In the United States there are many experienced skydivers with hundreds or thousands of jumps. Usually, an experienced skydiver owns his gear and his parachute and prepares his gear on his own for the jumps. The enthusiasts jump every weekend and whenever they have spare time. Here is what jumping is like:

* The first thing to do is packing the parachute and checking it.

* This is followed by the AAD (automatic activation device) set and check.

* The skydiver puts on his jumping gear and his parachute and is checked by another skydiver for the straps and rig to be well set.

* The skydivers embark on the plane. The number of the skydivers that can jump at the same time depends on the size of the airplane.

* The jump altitude is reached. The most common jump altitude is 10 000 feet and gives the skydivers a 45 seconds free fall before opening the parachute. The altitude varies and can go as high as 16 000 feet providing 75 seconds of free fall.

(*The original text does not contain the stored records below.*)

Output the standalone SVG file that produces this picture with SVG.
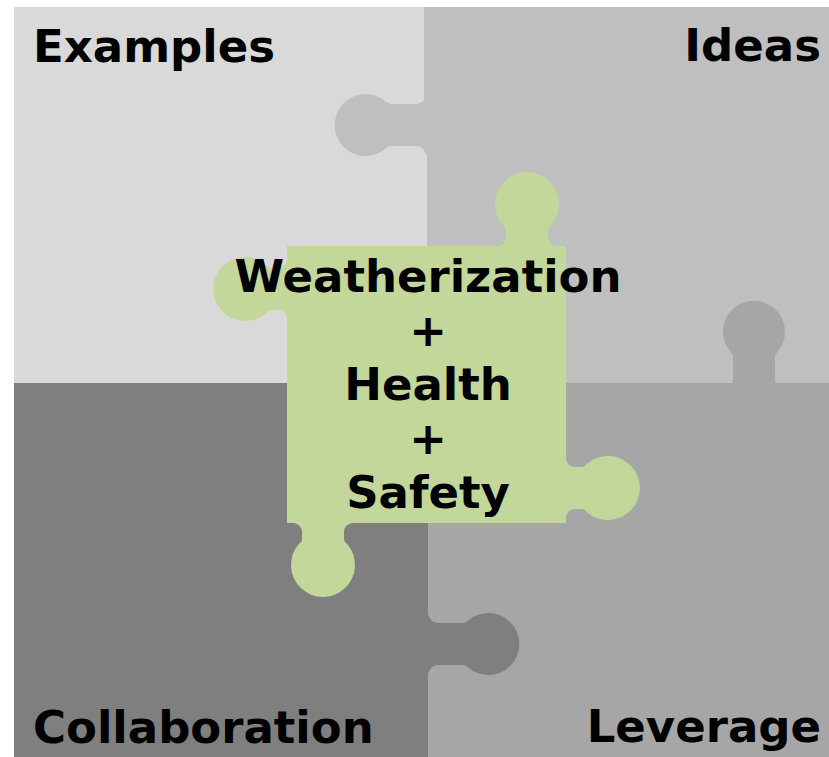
<svg xmlns="http://www.w3.org/2000/svg" width="829" height="757" viewBox="0 0 829 757">
<style>
.tl{fill:#d9d9d9}.tr{fill:#bfbfbf}.bl{fill:#7f7f7f}.br{fill:#a6a6a6}.gr{fill:#c4d79b}
text{font-family:"DejaVu Sans","Liberation Sans",sans-serif;font-weight:bold;font-size:45px;fill:#000}
.c{text-anchor:middle}.e{text-anchor:end}
</style>
<defs>
<path id="tabA" d="M-3,-30 L0,-30 Q2,-21 11,-21 L35,-21 Q38,-21 40,-23.4 A31,31 0 1 1 40,23.4 Q38,21 35,21 L11,21 Q2,21 0,30 L-3,30 Z"/>
<path id="tabB" d="M-3,-29 L0,-29 Q2,-21 9,-21 L16,-21 Q19,-21 21,-24.2 A32,32 0 1 1 21,24.2 Q19,21 16,21 L9,21 Q2,21 0,29 L-3,29 Z"/>
</defs>
<rect width="829" height="757" fill="#ffffff"/>
<g id="examples">
<path class="tl" d="M14,7 H425 V150 H428 V383 H14 Z"/>
<use href="#tabA" class="tl" transform="translate(100,377) rotate(90)"/>
<text x="33" y="62">Examples</text>
</g>
<g id="ideas">
<path class="tr" d="M424,7 H829 V383 H427 V150 H424 Z"/>
<use href="#tabA" class="tr" transform="translate(426,125) rotate(180)"/>
<text class="e" x="821" y="61">Ideas</text>
</g>
<g id="leverage">
<path class="br" d="M428,383 H829 V757 H428 Z"/>
<use href="#tabA" class="br" transform="translate(754,392) rotate(-90)"/>
<text class="e" x="821" y="742">Leverage</text>
</g>
<g id="collaboration">
<path class="bl" d="M14,383 H428 V757 H14 Z"/>
<use href="#tabA" class="bl" transform="translate(428,644)"/>
<text x="33" y="743">Collaboration</text>
</g>
<g id="center">
<rect class="gr" x="287" y="246" width="279" height="277"/>
<use href="#tabB" class="gr" transform="translate(527,246) rotate(-90)"/>
<use href="#tabB" class="gr" transform="translate(287,289) rotate(180)"/>
<use href="#tabB" class="gr" transform="translate(566,488)"/>
<use href="#tabB" class="gr" transform="translate(323,523) rotate(90)"/>
<text class="c" x="428" y="292">Weatherization</text>
<text class="c" x="428" y="346">+</text>
<text class="c" x="428" y="400">Health</text>
<text class="c" x="428" y="454">+</text>
<text class="c" x="428" y="508">Safety</text>
</g>
<g id="connectors"></g>
</svg>
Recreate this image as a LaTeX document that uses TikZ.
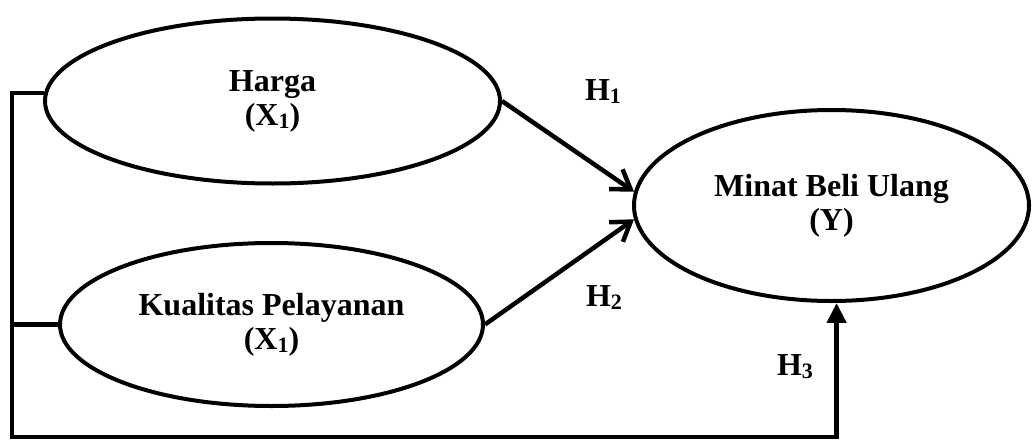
\documentclass[tikz,border=0pt]{standalone}
\usepackage{fontspec}
\setmainfont{Liberation Serif}
\usetikzlibrary{shapes.geometric,arrows.meta}
\newcommand{\sub}[1]{\raisebox{-3pt}{\fontsize{22}{22}\selectfont #1}}
\begin{document}
\begin{tikzpicture}[x=1pt,y=-1pt,
  var/.style={ellipse,draw,line width=4pt,inner sep=0pt,align=center,font=\bfseries\fontsize{32}{34}\selectfont},
  lbl/.style={font=\bfseries\fontsize{32}{34}\selectfont,inner sep=0pt},
  link/.style={line width=4.5pt,line join=miter},
  hyp/.style={link,-{Straight Barb[length=18pt,width=24pt]}},
  up/.style={link,-{Triangle[length=20pt,width=19pt]}}
]
\useasboundingbox (0,0) rectangle (1033,442);
\node[var,minimum width=455pt,minimum height=165pt] (harga) at (272.5,101) {Harga\\(X\sub{1})};
\node[var,minimum width=423pt,minimum height=163pt] (kual) at (271.5,324.5) {Kualitas Pelayanan\\(X\sub{1})};
\node[var,minimum width=395pt,minimum height=191pt] (minat) at (831.5,205.5) {Minat Beli Ulang\\(Y)};
\coordinate (bl) at (12,437);
\draw[hyp] (harga.east) -- (minat.176);
\draw[hyp] (kual.east) -- (minat.184);
\draw[up] (harga.178) -- (harga.178 -| bl) -- (bl) -- (bl -| minat.273) -- (minat.273);
\draw[link] (kual.west) -- (kual.west -| bl);
\node[lbl] (h1) at (603,92) {H\sub{1}};
\node[lbl] (h2) at (604,298) {H\sub{2}};
\node[lbl] (h3) at (795,367) {H\sub{3}};
\end{tikzpicture}
\end{document}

Above this altitude, the skydivers would need supplemental oxygen.

* After reaching the jump altitude, the plane lines up with the jump site and the skydivers take the leap.

* In the first ten seconds, the jumper accelerates and reaches the speed of 120 mph. after this point of terminal velocity, he is in free fall.

* The parachute is deployed at around 2500 feet by a drogue parachute.

* The parachute is than steered to line up with the landing site and the skydiver lands.

The tandem jump

For the first timers, the best and most popular way to take a leap is the tandem jump. This procedure requires for the student to leap from the plane strapped to his instructor and fall with the instructors parachute (which is big enough to carry both your and the instructors weight and is controlled by the instructor).